Solo travel can be the ultimate in self-indulgence; you can rest when you want and pour it on when you're feeling ambitious. Another benefit is that your mistakes are your own, and your triumphs all the more exciting. There's no worrying that your insistence on trekking all the way across town to a museum that was closed ruined your partner's day; it's your own day to salvage or chalk up to a learning experience.

Also, you can do exactly what you want to do -- all the time. Always wanted to try surfing? Sign up for a class and go for it; there's no one sitting on the beach bored while you have the time of your life. Have no desire to see Niagara Falls? Just drive right by.

Safety First
Perhaps the foremost concern of the solo or single traveler is safety. Without a companion to watch your back, you are more vulnerable to criminals and scam artists, as well as simple health worries. But the saying "safety in numbers" isn't necessarily true -- a solo traveler can blend in more easily than a group, and not drawing attention to yourself as a tourist is one way to stay secure. Here are a few tips:

  • Know how long it takes and how much it costs to get from the airport to your hotel or to the city center. Solo travelers are more likely to be "taken for a ride," so ask the taxi driver how much it will cost before you leave. If it's considerably different from what you know to be true, take a different cab.

  • Find out if hotels at your destination are open late, so you don't end up sleeping in your car or worse.

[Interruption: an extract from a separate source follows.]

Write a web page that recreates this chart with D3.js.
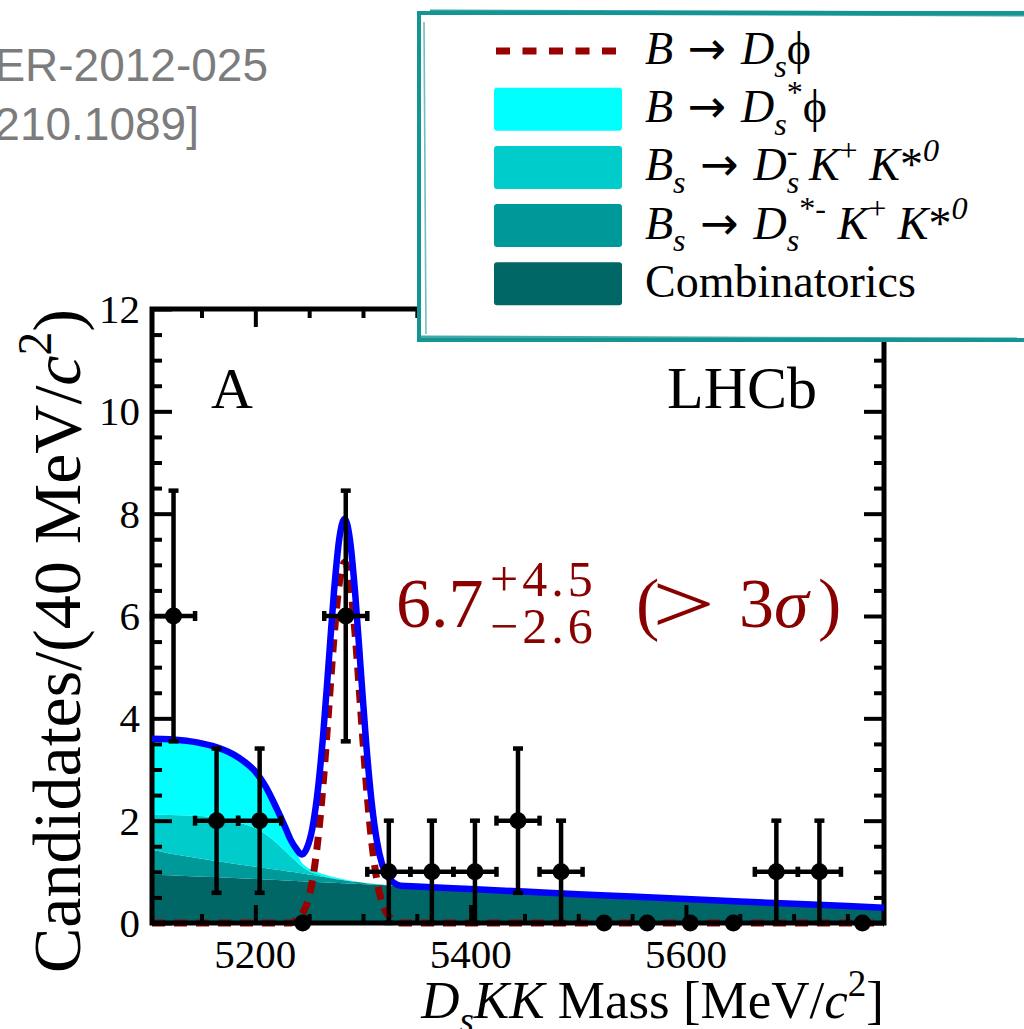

  • Be your own best counsel; if it doesn't feel right, don't do it.

  • Carry good identification, in more than one place.

  • Keep to open and public places, especially at night.

  • Exude confidence and walk purposefully.

  • Avoid appearing like a tourist. Ditch the Disney T-shirt and don't walk around with your face in a guidebook. (See 10 Things You Should Never Wear Abroad for more thoughts on this one.)

  • Don't draw attention to yourself by wearing flashy clothes or jewelry.

  • Lie a little. Not only can you invent your own persona or history, but you can also make your life easier with little white lies. When asking directions, don't let on that you are alone: "Can you direct me to the museum? I have to meet a friend."

  • Check your maps and transportation schedules before leaving your hotel/train/rental car/tourist office. A solo traveler poring over maps can be a mark for unsavory types.

  • Leave a copy of your itinerary with a friend or family member at home, and stay in touch regularly via phone or e-mail.

  • For U.S. citizens traveling internationally, consider signing up for the free Smart Traveler Enrollment Program (STEP), which could help the State Department assist you in case of emergency. If you're from outside the States, see if your home country has a similar program.

    Essential Hotel Safety Tips

    Trust Everyone and No One
    One of the best reasons to travel alone is to meet new people, but this also makes you more vulnerable. It's okay to hang out, travel and share with new friends, but you might not want to ask them to hold your money. Scam artists can often be the most charming companions you'll find; you want to be open-minded, but keep your guard up enough to ensure your safety.

    senior man cruise ship balcony Avoiding the Single Supplement
    Frequent solo travelers are all too familiar with the single supplement, which tour operators, cruise lines and hotels tack onto your bill to make up for the fact that they're not making money off a second occupant. The supplement can range anywhere from 25 to 100 percent of the trip cost, meaning that you could end up paying twice as much as someone traveling with a partner.

    There are several ways to get around the single supplement. You can avoid it altogether by booking with a tour operator that offers roommate matching, such as G Adventures, Intrepid Travel, Road Scholar (formerly known as Elderhostel) and Holland America Line. By finding you a roommate, they maximize their own profit off each room and save you the single supplement. The catch is, of course, that you'll have to share a room with a stranger. If you're concerned, contact the tour operator and see what kind of procedures they use to match roommates. Some pair people off at random, while others will make an effort to put complementary personalities together.

    Several cruise lines offer single staterooms on select ships, including Royal Caribbean International, Norwegian Cruise Line and P&O Cruises.

    Solo Travel: Lonely or Lovely?

    If you're flexible and ready to go at a moment's notice, you could save money by booking at the last minute. Tour operators who are eager to sell out their last few places may be willing to reduce their usual single supplement. Abercrombie & Kent and Road Scholar are two companies that regularly offer discounted or waived single supplements.

    It's not for everyone, but you may also want to consider staying in a hostel, which charges per bed rather than per room. Hostelling International properties tend to be reliably clean and secure, and they're open to travelers of all ages.